2. L’art comme signal. Un autre élément est moins lié à une technique ou un style particuliers qu’à une situation. En osant quitter les musées pour investir l’espace public, au risque d’être détérioré ou de passer inaperçu, l’art actuel devient un signal. Il vient rompre l’ordonnancement du quotidien. Quand Pignon-Ernest colle, de nuit, ses sérigraphies dans les quartiers sordides de Naples, dans les ghettos noirs d’Afrique du Sud ou dans les docks délabrés des ports européens, il accomplit un geste prophétique.

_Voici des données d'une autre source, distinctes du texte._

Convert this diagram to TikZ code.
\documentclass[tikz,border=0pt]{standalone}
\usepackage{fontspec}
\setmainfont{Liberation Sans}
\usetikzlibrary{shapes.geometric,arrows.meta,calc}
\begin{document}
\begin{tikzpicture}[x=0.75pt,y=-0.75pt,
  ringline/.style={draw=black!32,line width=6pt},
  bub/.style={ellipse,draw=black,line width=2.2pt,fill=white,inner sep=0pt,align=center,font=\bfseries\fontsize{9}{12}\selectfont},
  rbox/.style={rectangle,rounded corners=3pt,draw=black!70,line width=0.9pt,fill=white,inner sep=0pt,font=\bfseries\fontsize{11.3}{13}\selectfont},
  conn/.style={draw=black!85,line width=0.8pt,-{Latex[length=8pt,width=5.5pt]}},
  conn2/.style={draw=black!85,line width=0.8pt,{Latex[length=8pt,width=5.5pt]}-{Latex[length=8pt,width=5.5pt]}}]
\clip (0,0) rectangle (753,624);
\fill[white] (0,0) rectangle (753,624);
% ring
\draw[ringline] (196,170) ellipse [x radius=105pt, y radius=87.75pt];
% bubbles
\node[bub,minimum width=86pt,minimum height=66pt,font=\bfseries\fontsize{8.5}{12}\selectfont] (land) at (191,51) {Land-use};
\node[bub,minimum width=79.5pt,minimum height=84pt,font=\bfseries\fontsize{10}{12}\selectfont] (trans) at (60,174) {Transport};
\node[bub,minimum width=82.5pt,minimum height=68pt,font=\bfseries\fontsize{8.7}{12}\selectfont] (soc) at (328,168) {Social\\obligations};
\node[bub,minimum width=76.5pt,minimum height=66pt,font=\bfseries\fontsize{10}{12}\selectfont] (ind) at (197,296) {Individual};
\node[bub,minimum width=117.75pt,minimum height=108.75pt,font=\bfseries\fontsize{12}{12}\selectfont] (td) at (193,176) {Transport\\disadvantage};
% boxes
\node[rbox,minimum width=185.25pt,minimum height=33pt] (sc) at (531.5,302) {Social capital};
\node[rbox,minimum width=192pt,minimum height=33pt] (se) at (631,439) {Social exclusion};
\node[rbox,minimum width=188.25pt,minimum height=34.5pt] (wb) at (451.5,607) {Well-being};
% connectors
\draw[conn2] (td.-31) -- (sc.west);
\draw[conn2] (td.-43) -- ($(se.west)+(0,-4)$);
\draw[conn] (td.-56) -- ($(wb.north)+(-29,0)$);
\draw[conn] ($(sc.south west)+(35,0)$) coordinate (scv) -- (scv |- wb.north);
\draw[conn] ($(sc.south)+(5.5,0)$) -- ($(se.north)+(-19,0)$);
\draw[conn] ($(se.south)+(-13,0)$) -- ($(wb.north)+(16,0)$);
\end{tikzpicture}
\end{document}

3. La nature recréée. On a déjà eu l’occasion de parler du Land Art, qui est un art avec la nature comme seul matière et qui se fait au milieu d’elle. Cette forme d’art, particulièrement développée dans les pays anglo-saxons, fait de la fragilité de la nature (des feuilles mortes, des gouttes d’eau, des cristaux de glace ou de neige) le signe d’un monde autre. Parfois, l’intervention humaine se résume en un agencement ou une mise en évidence d’éléments de la nature qui sont tous déjà là. Il y a donc une véritable humilité du geste artistique, puisque la présence humaine est réduite à l’extrême. Nils-Udo, Richard Long ou Andy Goldsworthy mettent ainsi en évidence une nature éphémère et unique - aujourd’hui menacée par le pillage économique ou touristique de ce qui nous a été donné. Ils ouvrent notre vision objective ou utilitariste à une vision différente. Ne nous apprennent-ils à regarder le monde d’une manière non captatrice, (comme le dénonce Romains 1, 19-21), mais épiphanique ? Avec eux, la nature redevient non seulement création, mais nouvelle création.

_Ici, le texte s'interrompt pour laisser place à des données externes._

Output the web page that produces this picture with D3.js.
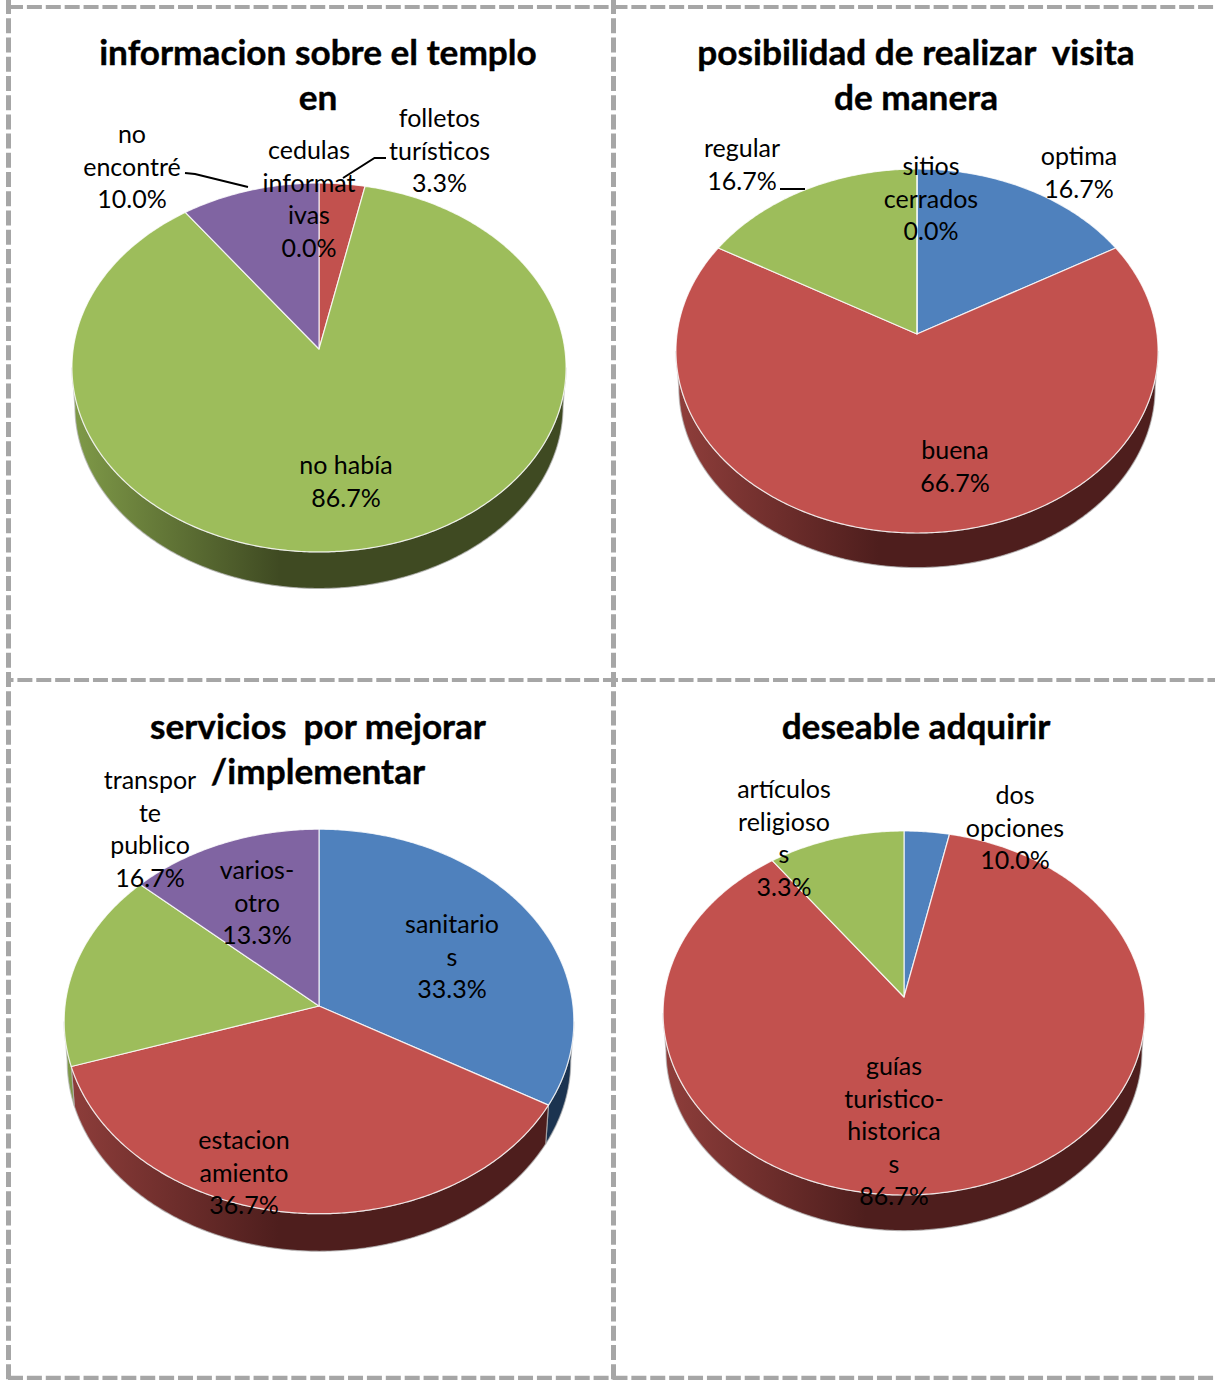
<!DOCTYPE html>
<meta http-equiv="content-type" content="text/html; charset=utf-8">

<style>
html, body { margin: 0; padding: 0; background: #fff; }
svg { display: block; }
text { fill: #000; text-anchor: middle; white-space: pre; }
.title { font-family: Lato, sans-serif; font-weight: bold; font-size: 35.2px; stroke: #000; stroke-width: 0.4; }
.lbl { font-family: Lato, sans-serif; font-size: 25px; }
.box { fill: none; stroke: #a6a6a6; }
.wall { stroke: #b5b5b5; stroke-opacity: 0.7; stroke-width: 1.2; }
.face { stroke: #fff; stroke-opacity: 0.8; stroke-width: 1.2; stroke-linejoin: round; }
.lead { fill: none; stroke: #000; stroke-width: 2; }
</style>

<body>
<div id="cont"></div>

<script src="https://d3js.org/d3.v7.min.js"></script>
<script>
var width = 1215, height = 1380;

// chart 1
var title1 = ["informacion sobre el templo", "en"];
var names1 = [["cedulas", "informat", "ivas"], ["folletos", "turísticos"], ["no había"], ["no", "encontré"]];
var values1 = [0, 3.3, 86.7, 10];
var shown1 = [0, 3.3, 86.7, 10];

// chart 2
var title2 = ["posibilidad de realizar  visita", "de manera"];
var names2 = [["optima"], ["buena"], ["regular"], ["sitios", "cerrados"]];
var values2 = [16.7, 66.7, 16.7, 0];
var shown2 = [16.7, 66.7, 16.7, 0];

// chart 3
var title3 = ["servicios  por mejorar", "/implementar"];
var names3 = [["sanitario", "s"], ["estacion", "amiento"], ["transpor", "te", "publico"], ["varios-", "otro"]];
var values3 = [33.3, 36.7, 16.7, 13.3];
var shown3 = [33.3, 36.7, 16.7, 13.3];

// chart 4: printed percentages do not match the slices in the original
var title4 = ["deseable adquirir"];
var names4 = [["dos", "opciones"], ["guías", "turistico-", "historica", "s"], ["artículos", "religioso", "s"]];
var values4 = [3.3, 86.7, 10];
var shown4 = [10, 86.7, 3.3];

// layout: apex, radii, perspective k, wall depth, title pos, label pos (centre x, first baseline)
var layout = [
  {cx: 319, cy: 349, rx: 245.8, ry: 182.6, k: 0.1003, depth: 39, tx: 318, ty: 65,
   lab: [[309, 159], [439.5, 127], [346, 474], [132, 143]],
   leads: [[[386, 158], [374.5, 158], [343, 178]], [[185, 173], [195, 174], [248, 187]]]},
  {cx: 917, cy: 334, rx: 240, ry: 180.4, k: 0.0934, depth: 37, tx: 916, ty: 65,
   lab: [[1079, 165], [955, 459], [742, 157], [931, 175]],
   leads: [[[780, 189], [805, 189]]]},
  {cx: 319, cy: 1006, rx: 254, ry: 191, k: 0.0805, depth: 40, tx: 318, ty: 739,
   lab: [[452, 933], [244, 1149], [150, 789], [257, 879]],
   leads: []},
  {cx: 904, cy: 997, rx: 240, ry: 180.6, k: 0.0879, depth: 38, tx: 916, ty: 739,
   lab: [[1015, 804], [894, 1075], [784, 798]],
   leads: []}
];

var charts = [
  {title: title1, names: names1, values: values1, shown: shown1},
  {title: title2, names: names2, values: values2, shown: shown2},
  {title: title3, names: names3, values: values3, shown: shown3},
  {title: title4, names: names4, values: values4, shown: shown4}
];

var colors = ["#4f81bd", "#c2514e", "#9dbd5b", "#8064a2"];
var wallLight = ["#2a4d78", "#8f3e3b", "#7f9a48", "#5f4a7a"];
var wallDark = ["#1b3350", "#4e1e1d", "#3f4a22", "#3c2f4f"];

var color = d3.scaleOrdinal().domain(d3.range(4)).range(colors);

var svg = d3.select("#cont").append("svg")
    .attr("width", width)
    .attr("height", height);

var defs = svg.append("defs");

// dashed panel borders: x1, y1, x2, y2, thickness, gap, dash offset
var rules = [
  [8, 7, 1215, 7, 4, 3.89, 0],
  [8, 680, 1215, 680, 4, 3.89, 9.5],
  [8, 1378, 1215, 1378, 4.5, 3.89, 0],
  [8.5, -1, 8.5, 672, 5, 4.23, 0],
  [8.5, 672, 8.5, 1380, 5, 4.23, 0],
  [613.5, -1, 613.5, 672, 5, 4.23, 0],
  [613.5, 672, 613.5, 1380, 5, 4.23, 0]
];
svg.append("g").selectAll("line").data(rules).enter().append("line")
    .attr("class", "box")
    .attr("x1", function(d) { return d[0]; })
    .attr("y1", function(d) { return d[1]; })
    .attr("x2", function(d) { return d[2]; })
    .attr("y2", function(d) { return d[3]; })
    .attr("stroke-width", function(d) { return d[4]; })
    .attr("stroke-dasharray", function(d) { return "15 " + d[5]; })
    .attr("stroke-dashoffset", function(d) { return d[6]; });

var line = d3.line();
var fmt = d3.format(".1f");

charts.forEach(function(c, ci) {
  var L = layout[ci];
  var g = svg.append("g");

  // a = angle clockwise from 12 o'clock, projected with perspective
  function rim(a) {
    var w = 1 + L.k * Math.cos(a);
    return [L.cx + L.rx * Math.sin(a) / w, L.cy - L.ry * Math.cos(a) / w];
  }
  function lower(a) {
    var p = rim(a), s = 0.988;
    return [L.cx + s * (p[0] - L.cx), L.cy + L.depth + s * (p[1] - L.cy)];
  }
  function steps(a0, a1) {
    var n = Math.max(2, Math.ceil((a1 - a0) / 0.01));
    return d3.range(n + 1).map(function(i) { return a0 + (a1 - a0) * i / n; });
  }

  var arcs = d3.pie().sort(null)(c.values);
  var front0 = Math.acos(-L.k), front1 = 2 * Math.PI - front0;

  // side walls
  arcs.forEach(function(d) {
    var a0 = Math.max(d.startAngle, front0), a1 = Math.min(d.endAngle, front1);
    if (a1 <= a0) return;
    var id = "w" + ci + "_" + d.index;
    var grad = defs.append("linearGradient").attr("id", id)
        .attr("gradientUnits", "userSpaceOnUse")
        .attr("x1", L.cx - L.rx).attr("x2", L.cx + L.rx).attr("y1", 0).attr("y2", 0);
    grad.append("stop").attr("offset", 0).attr("stop-color", wallLight[d.index]);
    grad.append("stop").attr("offset", 0.42).attr("stop-color", wallDark[d.index]);
    grad.append("stop").attr("offset", 1).attr("stop-color", wallDark[d.index]);
    var a = steps(a0, a1);
    var pts = a.map(rim).concat(a.slice().reverse().map(lower));
    g.append("path").attr("class", "wall").attr("d", line(pts) + "Z").attr("fill", "url(#" + id + ")");
  });

  // top faces
  g.selectAll(".face").data(arcs).enter().append("path")
      .attr("class", "face")
      .attr("fill", function(d) { return color(d.index); })
      .attr("d", function(d) {
        return line([[L.cx, L.cy]].concat(steps(d.startAngle, d.endAngle).map(rim))) + "Z";
      });

  // leader lines
  L.leads.forEach(function(p) {
    g.append("path").attr("class", "lead").attr("d", line(p));
  });

  // title
  c.title.forEach(function(t, i) {
    g.append("text").attr("class", "title").attr("x", L.tx).attr("y", L.ty + i * 45).text(t);
  });

  // data labels
  c.names.forEach(function(nm, i) {
    var lines = nm.concat([fmt(c.shown[i]) + "%"]);
    lines.forEach(function(t, j) {
      g.append("text").attr("class", "lbl")
          .attr("x", L.lab[i][0])
          .attr("y", L.lab[i][1] + j * 32.5)
          .text(t);
    });
  });
});
</script>
</body>
</html>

4. Etincelles d’éternité. Il s’agit, là encore, d’une donnée relevant de l’expérience esthétique plus que de la réalisation de l’oeuvre. C’est ici l’occasion d’ajouter un élément important constitutif de l’art actuel : il implique le spectateur (ou regardeur) dans l’œuvre elle-même, de différentes manières : en le forçant à chercher le sens de l’œuvre qui n’est pas immédiatement donné ; en l’agressant ou le dérangeant dans la vision objective ou utilitaire qu’il a du monde ; parfois, dans les œuvres les plus novatrices (appelées "installations" ou "performances"), en l’impliquant dans l’œuvre elle-même, dont il devient l’un des acteurs. On ne peut donc plus parler du sens de l’art sans prendre en compte l’émotion esthétique, l’effet qu’il produit dans le face-à-face. Il suffit de faire appel à notre propre expérience esthétique, forcément très personnelle. Qui n’a pas ressenti un jour, face à une œuvre, comme un moment d’éternité ? Qui n’a pas vécu cet arrêt du temps, cette concentration intense sur un lieu, un objet, un mot, une forme de langage ? Si l’on transpose sur le plan religieux cette expérience, elle ne peut qu’être spirituelle. Est-ce alors un hasard si Bible propose une expérience analogue : pour parler du monde radieux à venir elle donne à voir des signes et des visions.

D’autres aspects caractéristiques de l’art d’aujourd’hui seraient à expliciter. Certains restent incompréhensibles ou même éthiquement problématiques. Mais cet art reste un laboratoire extrêmement riche d’expériences humaines et de production de signes. Malgré leurs différences, l’expérience de l’art d’aujourd’hui et l’expérience de la foi ne seraient pas éloignées l’une de l’autre et peuvent en tous cas entrer en dialogue.